#### Written task:
Beginning with the line that contains "Output the Python", retype the entries below exactly, ending with the line that contains "plt.rcParams['font.family'] = ['Liberation". Leave out any pictures.

#### Recorded information:

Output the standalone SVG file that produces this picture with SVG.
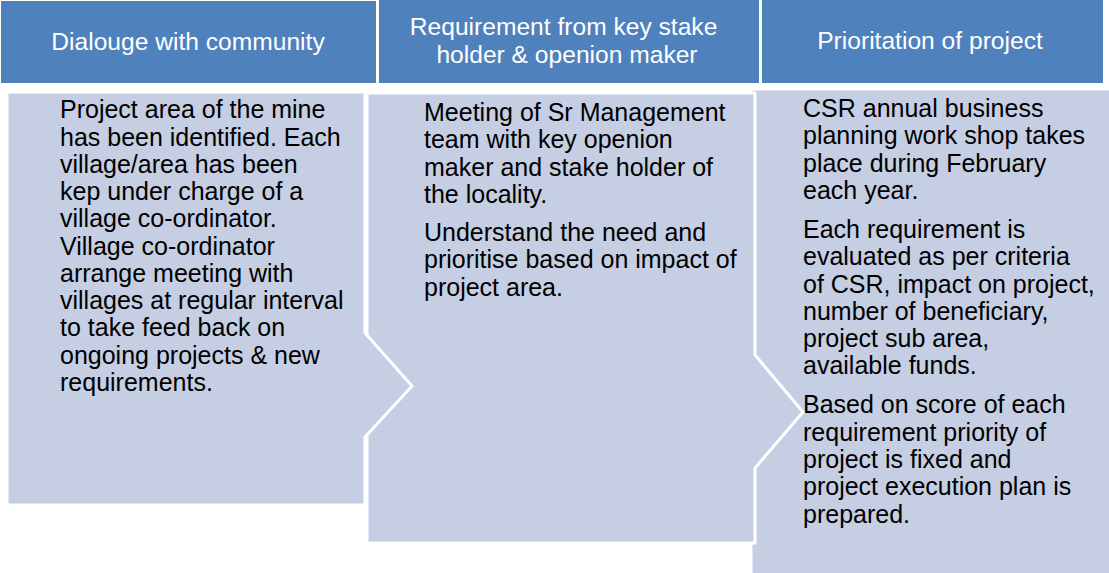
<svg xmlns="http://www.w3.org/2000/svg" width="1109" height="573" viewBox="0 0 1109 573">
  <style>
    .hdr { fill: #4F81BD; }
    .body { fill: #C5CEE2; stroke: #FFFFFF; stroke-width: 3; stroke-linejoin: miter; }
    .ht { font-family: "Liberation Sans", Arial, sans-serif; font-size: 24.6px; fill: #FFFFFF; text-anchor: middle; }
    .bt { font-family: "Liberation Sans", Arial, sans-serif; font-size: 25px; fill: #000000; }
  </style>
  <rect width="1109" height="573" fill="#FFFFFF"/>
  <g id="body3">
    <rect class="body" x="751" y="89" width="360" height="486"/>
    <text class="bt">
      <tspan x="803" y="117">CSR annual business</tspan>
      <tspan x="803" y="144">planning work shop takes</tspan>
      <tspan x="803" y="172">place during February</tspan>
      <tspan x="803" y="199">each year.</tspan>
      <tspan x="803" y="238">Each requirement is</tspan>
      <tspan x="803" y="265">evaluated as per criteria</tspan>
      <tspan x="803" y="293">of CSR, impact on project,</tspan>
      <tspan x="803" y="320">number of beneficiary,</tspan>
      <tspan x="803" y="347">project sub area,</tspan>
      <tspan x="803" y="374">available funds.</tspan>
      <tspan x="803" y="413">Based on score of each</tspan>
      <tspan x="803" y="441">requirement priority of</tspan>
      <tspan x="803" y="468">project is fixed and</tspan>
      <tspan x="803" y="495">project execution plan is</tspan>
      <tspan x="803" y="523">prepared.</tspan>
    </text>
  </g>
  <g id="body2">
    <polygon class="body" points="367,93 755,93 755,355 803,412 755,468 755,543 367,543"/>
    <text class="bt">
      <tspan x="424" y="121">Meeting of Sr Management</tspan>
      <tspan x="424" y="148">team with key openion</tspan>
      <tspan x="424" y="176">maker and stake holder of</tspan>
      <tspan x="424" y="203">the locality.</tspan>
      <tspan x="424" y="241">Understand the need and</tspan>
      <tspan x="424" y="268">prioritise based on impact of</tspan>
      <tspan x="424" y="296">project area.</tspan>
    </text>
  </g>
  <g id="body1">
    <polygon class="body" points="7,92 365,92 365,333 412,386 365,437 365,505 7,505"/>
    <text class="bt">
      <tspan x="60" y="118">Project area of the mine</tspan>
      <tspan x="60" y="146">has been identified. Each</tspan>
      <tspan x="60" y="173">village/area has been</tspan>
      <tspan x="60" y="200">kep under charge of a</tspan>
      <tspan x="60" y="227">village co-ordinator.</tspan>
      <tspan x="60" y="255">Village co-ordinator</tspan>
      <tspan x="60" y="282">arrange meeting with</tspan>
      <tspan x="60" y="309">villages at regular interval</tspan>
      <tspan x="60" y="336">to take feed back on</tspan>
      <tspan x="60" y="364">ongoing projects &amp; new</tspan>
      <tspan x="60" y="391">requirements.</tspan>
    </text>
  </g>
  <g id="header1">
    <rect class="hdr" x="1" y="1" width="375" height="82"/>
    <text class="ht" x="188" y="50">Dialouge with community</text>
  </g>
  <g id="header2">
    <rect class="hdr" x="379" y="0" width="380" height="83"/>
    <text class="ht">
      <tspan x="567" y="35">Requirement from key stake</tspan>
      <tspan x="567" y="63">holder &amp; openion maker</tspan>
    </text>
  </g>
  <g id="header3">
    <rect class="hdr" x="762" y="0" width="341" height="83"/>
    <text class="ht" x="930" y="49">Prioritation of project</text>
  </g>
  <g id="connectors"/>
</svg>
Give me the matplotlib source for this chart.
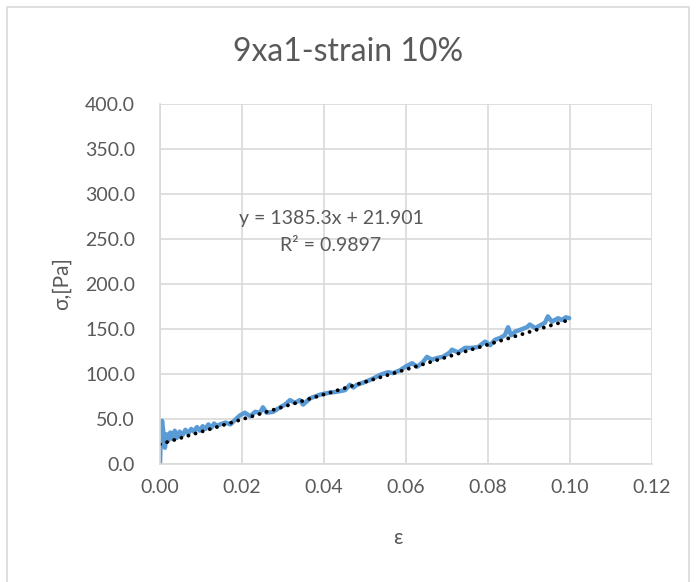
import numpy as np
import matplotlib.pyplot as plt
from matplotlib.patches import Rectangle

plt.rcParams['font.family'] = ['Lato', 'DejaVu Sans']

# strain / stress
strain = [0.0000, 0.0002, 0.0005, 0.0008, 0.0012, 0.0016, 0.0020, 0.0025,
          0.0030, 0.0036, 0.0041, 0.0048, 0.0055, 0.0062, 0.0069, 0.0076,
          0.0083, 0.0090, 0.0097, 0.0104, 0.0111, 0.0118, 0.0125, 0.0132,
          0.0139, 0.0146, 0.0160, 0.0172, 0.0183, 0.0195, 0.0207, 0.0220,
          0.0232, 0.0244, 0.0251, 0.0260, 0.0276, 0.0293, 0.0305, 0.0317,
          0.0329, 0.0341, 0.0349, 0.0366, 0.0378, 0.0390, 0.0410, 0.0427,
          0.0451, 0.0463, 0.0472, 0.0480, 0.0493, 0.0505, 0.0520, 0.0537,
          0.0556, 0.0568, 0.0585, 0.0598, 0.0615, 0.0627, 0.0641, 0.0651,
          0.0663, 0.0678, 0.0690, 0.0707, 0.0712, 0.0727, 0.0744, 0.0761,
          0.0776, 0.0793, 0.0805, 0.0817, 0.0829, 0.0841, 0.0849, 0.0856,
          0.0866, 0.0878, 0.0895, 0.0902, 0.0915, 0.0927, 0.0939, 0.0946,
          0.0956, 0.0963, 0.0971, 0.0980, 0.0990, 0.0998]
stress = [0, 30, 48, 36, 18, 33, 26, 35,
          28, 37, 29, 36, 32, 38, 34, 39,
          36, 41, 37, 42, 39, 44, 40, 45,
          42, 44, 46, 44, 49, 54, 57, 53,
          58, 57, 63, 57, 58, 63, 66, 71,
          68, 71, 66, 73, 75, 77, 79, 80,
          82, 88, 85, 88, 90, 92, 95, 99,
          102, 101, 104, 108, 112, 108, 113, 119,
          116, 118, 119, 124, 127, 124, 129, 129,
          130, 136, 132, 138, 140, 143, 152, 143,
          147, 149, 152, 155, 151, 154, 157, 164,
          158, 160, 162, 160, 163, 162]

# Excel linear trendline
slope = 1385.3
intercept = 21.901
r2 = 0.9897

x_ticks = [0.00, 0.02, 0.04, 0.06, 0.08, 0.10, 0.12]
y_ticks = [0, 50, 100, 150, 200, 250, 300, 350, 400]

fig = plt.figure(figsize=(6.96, 5.82), dpi=100)
fig.patches.append(Rectangle((7 / 696, -0.01), 682 / 696, 1 - 7 / 582 + 0.01,
                             transform=fig.transFigure, fill=False,
                             edgecolor='#d9d9d9', linewidth=1.2))
ax = fig.add_axes([160 / 696, 1 - 464 / 582, 492 / 696, 360 / 582])

ax.plot(strain, stress, color='#5b9bd5', linewidth=3.2,
        solid_joinstyle='round', solid_capstyle='round')
xt = np.array([0.0, 0.1])
ax.plot(xt, slope * xt + intercept, color='black', linewidth=2.8,
        linestyle=(0, (0.01, 1.9)), dash_capstyle='round')

ax.set_xlim(0, 0.12)
ax.set_ylim(0, 400)
ax.set_xticks(x_ticks)
ax.set_yticks(y_ticks)
ax.set_xticklabels([f'{v:.2f}' for v in x_ticks])
ax.set_yticklabels([f'{v:.1f}' for v in y_ticks])
ax.tick_params(length=0, labelsize=14, labelcolor='#595959')
ax.tick_params(axis='y', pad=18)
ax.tick_params(axis='x', pad=11)
ax.grid(True, color='#d9d9d9', linewidth=1.2)
ax.set_axisbelow(True)
for s in ['top', 'right']:
    ax.spines[s].set_visible(False)
for s in ['left', 'bottom']:
    ax.spines[s].set_color('#d9d9d9')
    ax.spines[s].set_linewidth(1.2)

ax.text(0.0417, 258, f'y = {slope}x + {intercept}\nR² = {r2}', ha='center',
        va='center', fontsize=14, color='#595959', linespacing=1.75)

fig.text(348 / 696, 1 - 52 / 582, '9xa1-strain 10%', ha='center', va='center',
         fontsize=23, color='#595959')
fig.text(62 / 696, 1 - 284 / 582, 'σ,[Pa]', ha='center', va='center',
         rotation=90, fontsize=15, color='#595959')
fig.text(398 / 696, 1 - 538 / 582, 'ε', ha='center', va='center',
         fontsize=15, color='#595959')

fig.savefig('out.png', dpi=100)
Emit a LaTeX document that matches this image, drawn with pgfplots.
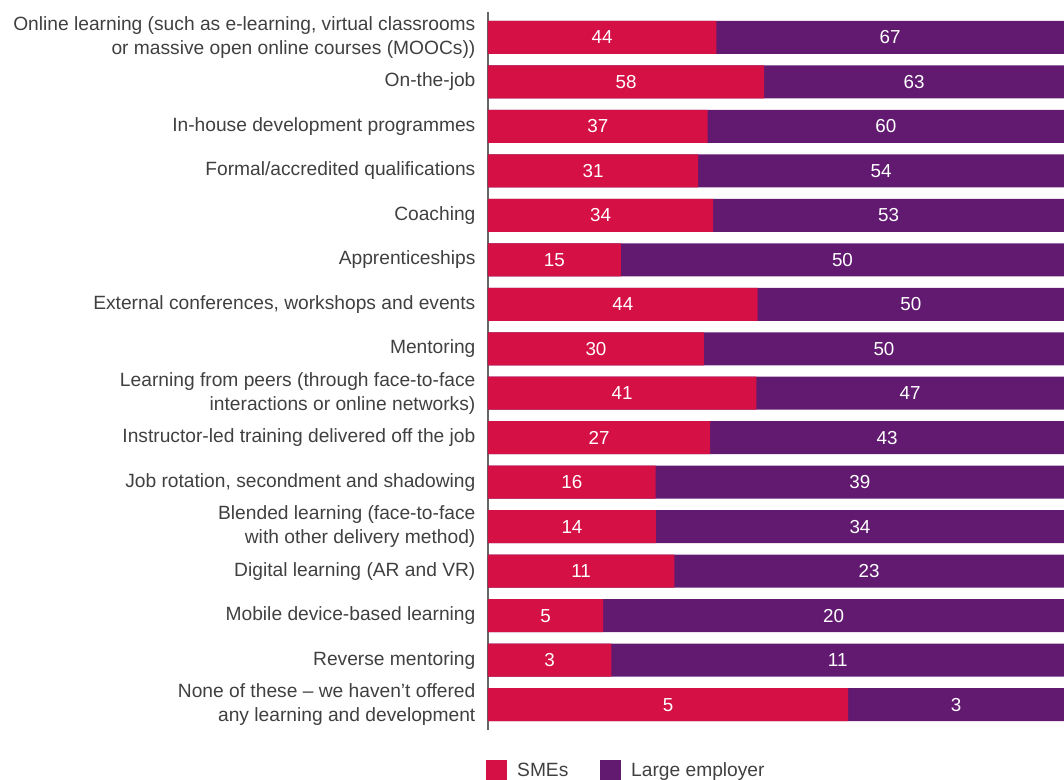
\documentclass[border=0pt]{standalone}
\usepackage{pgfplots}
\pgfplotsset{compat=1.18}
\usepackage{pgfplotstable}
\usepackage{fontspec}
\setmainfont{Liberation Sans}
\definecolor{smered}{HTML}{D51045}
\definecolor{largepurple}{HTML}{621A71}
\definecolor{labelgray}{HTML}{404040}
\pgfplotstableread{
y s l
0 44 67
1 58 63
2 37 60
3 31 54
4 34 53
5 15 50
6 44 50
7 30 50
8 41 47
9 27 43
10 16 39
11 14 34
12 11 23
13 5 20
14 3 11
15 5 3
}\data
\begin{document}
\begin{tikzpicture}
\begin{axis}[
  name=ax,
  scale only axis,
  width=288pt, height=359pt,
  xmin=0, xmax=100,
  ymin=-0.57, ymax=15.57,
  y dir=reverse,
  axis x line=none,
  axis y line=left,
  axis line style={-, draw=black!60, line width=1pt},
  xbar, bar width=16.5pt, bar shift=0pt,
  ytick={0,...,15},
  ytick style={draw=none},
  yticklabel style={align=right, font=\fontsize{9.6}{12}\selectfont, text=labelgray, xshift=1.5pt},
  yticklabels={
    {Online learning (such as e-learning, virtual classrooms\\or massive open online courses (MOOCs))},
    {On-the-job},
    {In-house development programmes},
    {Formal/accredited qualifications},
    {Coaching},
    {Apprenticeships},
    {External conferences, workshops and events},
    {Mentoring},
    {Learning from peers (through face-to-face\\interactions or online networks)},
    {Instructor-led training delivered off the job},
    {Job rotation, secondment and shadowing},
    {Blended learning (face-to-face\\with other delivery method)},
    {Digital learning (AR and VR)},
    {Mobile device-based learning},
    {Reverse mentoring},
    {None of these – we haven’t offered\\any learning and development}
  },
  legend columns=2,
  legend style={draw=none, fill=none, at={(0,0)}, anchor=north west, yshift=-12pt, xshift=-4pt,
    font=\fontsize{9.6}{10}\selectfont, text=labelgray,
    /tikz/every odd column/.append style={column sep=3pt},
    /tikz/every even column/.append style={column sep=14pt}},
  legend image code/.code={\fill[#1] (0pt,-5pt) rectangle (10pt,5pt);},
]
\addlegendimage{smered}
\addlegendentry{SMEs}
\addlegendimage{largepurple}
\addlegendentry{Large employer}
\addplot[fill=largepurple, draw=none, forget plot] table[x expr=100, y=y] {\data};
\addplot[fill=smered, draw=none, forget plot] table[x expr=\thisrow{s}/(\thisrow{s}+\thisrow{l})*100, y=y] {\data};
\addplot[only marks, mark=none, forget plot, point meta=explicit symbolic,
  nodes near coords, nodes near coords style={anchor=center, text=white, font=\fontsize{9.4}{10}\selectfont}]
  table[x expr=\thisrow{s}/(\thisrow{s}+\thisrow{l})*50, y=y, meta=s] {\data};
\addplot[only marks, mark=none, forget plot, point meta=explicit symbolic,
  nodes near coords, nodes near coords style={anchor=center, text=white, font=\fontsize{9.4}{10}\selectfont}]
  table[x expr=50+\thisrow{s}/(\thisrow{s}+\thisrow{l})*50, y=y, meta=l] {\data};
\end{axis}
\pgfresetboundingbox
\path[use as bounding box] ([shift={(-244pt,-25pt)}]ax.south west) rectangle ([shift={(0pt,6pt)}]ax.north east);
\end{tikzpicture}
\end{document}
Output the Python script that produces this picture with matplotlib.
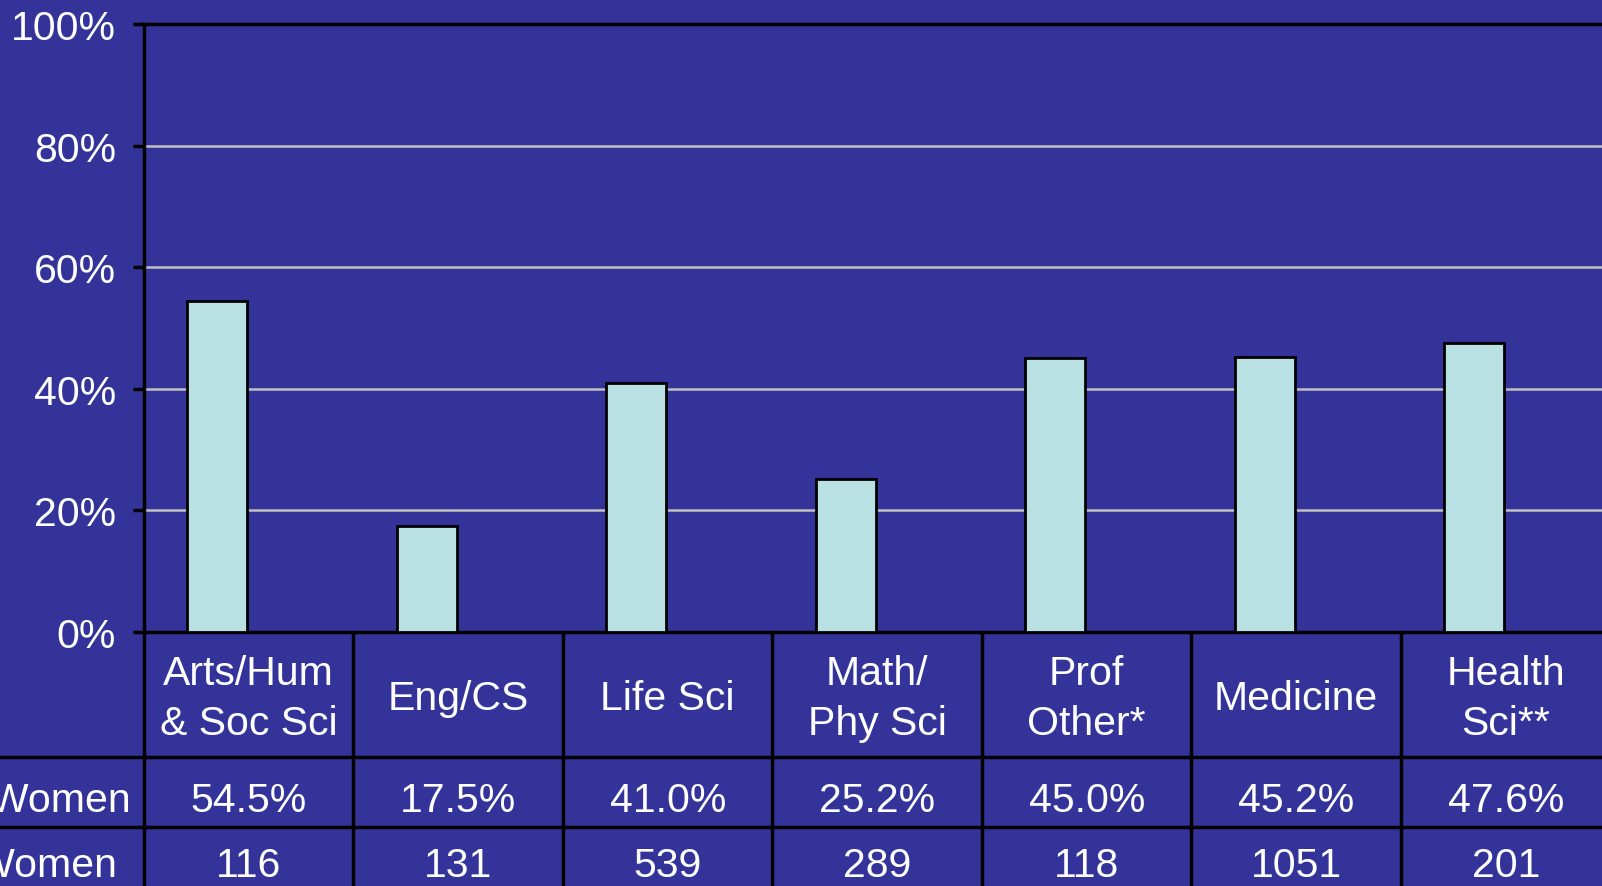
import matplotlib
matplotlib.use("Agg")
import matplotlib.pyplot as plt
from matplotlib.ticker import FuncFormatter

# Data
categories = ["Arts/Hum\n& Soc Sci", "Eng/CS", "Life Sci", "Math/\nPhy Sci",
              "Prof\nOther*", "Medicine", "Health\nSci**"]
pct_women = [54.5, 17.5, 41.0, 25.2, 45.0, 45.2, 47.6]
num_women = [116, 131, 539, 289, 118, 1051, 201]
row_labels = ["% Women", "# Women"]

BG = "#333399"
BAR = "#b9e0e2"
GRID = "#c0c0c0"
W, H = 1602, 887
COL = 209.5          # column width in pixels
X0 = 144             # left edge of plot area
Y0 = 633             # baseline (0%) in pixels from top
YTOP = 25
FS = 29.5
LW = 2.5

plt.rcParams['font.family'] = ['Liberation Sans', 'DejaVu Sans']

fig = plt.figure(figsize=(W / 100, H / 100), dpi=100, facecolor=BG)

# Bar chart area
ax = fig.add_axes([X0 / W, (H - Y0) / H, 7 * COL / W, (Y0 - YTOP) / H])
ax.set_facecolor(BG)
n = len(categories)
xs = [i + 0.35 for i in range(n)]
ax.bar(xs, pct_women, width=0.286, color=BAR, edgecolor="black",
       linewidth=2.0, zorder=3)
ax.set_xlim(0, n)
ax.set_ylim(0, 100)
ax.set_yticks(range(0, 101, 20))
ax.yaxis.set_major_formatter(FuncFormatter(lambda v, p: f"{v:.0f}%"))
ax.tick_params(axis='y', colors="black", labelcolor="white", labelsize=FS,
               length=8, width=LW, pad=12)
ax.set_xticks([])
ax.set_axisbelow(True)
ax.yaxis.grid(True, color=GRID, linewidth=1.8)
for side in ["left", "top", "bottom"]:
    ax.spines[side].set_color("black")
    ax.spines[side].set_linewidth(LW)
ax.spines["right"].set_visible(False)

# Data table below the chart
tax = fig.add_axes([0, 0, 1, (H - Y0) / H])
tax.set_facecolor(BG)
tax.set_xlim(-X0 / COL, (W - X0) / COL)
tax.set_ylim(H - Y0, 0)
tax.axis("off")

row_edges = [125, 195]
for i in range(n + 1):
    tax.plot([i, i], [0, H - Y0], color="black", linewidth=LW,
             solid_capstyle="butt")
for yb in row_edges:
    tax.plot([-X0 / COL, n], [yb, yb], color="black", linewidth=LW)

for i, cat in enumerate(categories):
    tax.text(i + 0.5, 66, cat, ha="center", va="center", color="white",
             fontsize=FS, linespacing=1.4)
    tax.text(i + 0.5, 168, f"{pct_women[i]:.1f}%", ha="center", va="center",
             color="white", fontsize=FS)
    tax.text(i + 0.5, 233, f"{num_women[i]}", ha="center", va="center",
             color="white", fontsize=FS)

for lbl, yc in zip(row_labels, [168, 233]):
    tax.text(-202 / COL, yc, lbl, ha="left", va="center", color="white",
             fontsize=FS)

fig.savefig("out.png", dpi=100, facecolor=BG)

#### Task response:
Output the Python script that produces this picture with matplotlib.
import matplotlib
matplotlib.use("Agg")
import matplotlib.pyplot as plt
from matplotlib.ticker import FuncFormatter

# Data
categories = ["Arts/Hum\n& Soc Sci", "Eng/CS", "Life Sci", "Math/\nPhy Sci",
              "Prof\nOther*", "Medicine", "Health\nSci**"]
pct_women = [54.5, 17.5, 41.0, 25.2, 45.0, 45.2, 47.6]
num_women = [116, 131, 539, 289, 118, 1051, 201]
row_labels = ["% Women", "# Women"]

BG = "#333399"
BAR = "#b9e0e2"
GRID = "#c0c0c0"
W, H = 1602, 887
COL = 209.5          # column width in pixels
X0 = 144             # left edge of plot area
Y0 = 633             # baseline (0%) in pixels from top
YTOP = 25
FS = 29.5
LW = 2.5

plt.rcParams['font.family'] = ['Liberation Sans', 'DejaVu Sans']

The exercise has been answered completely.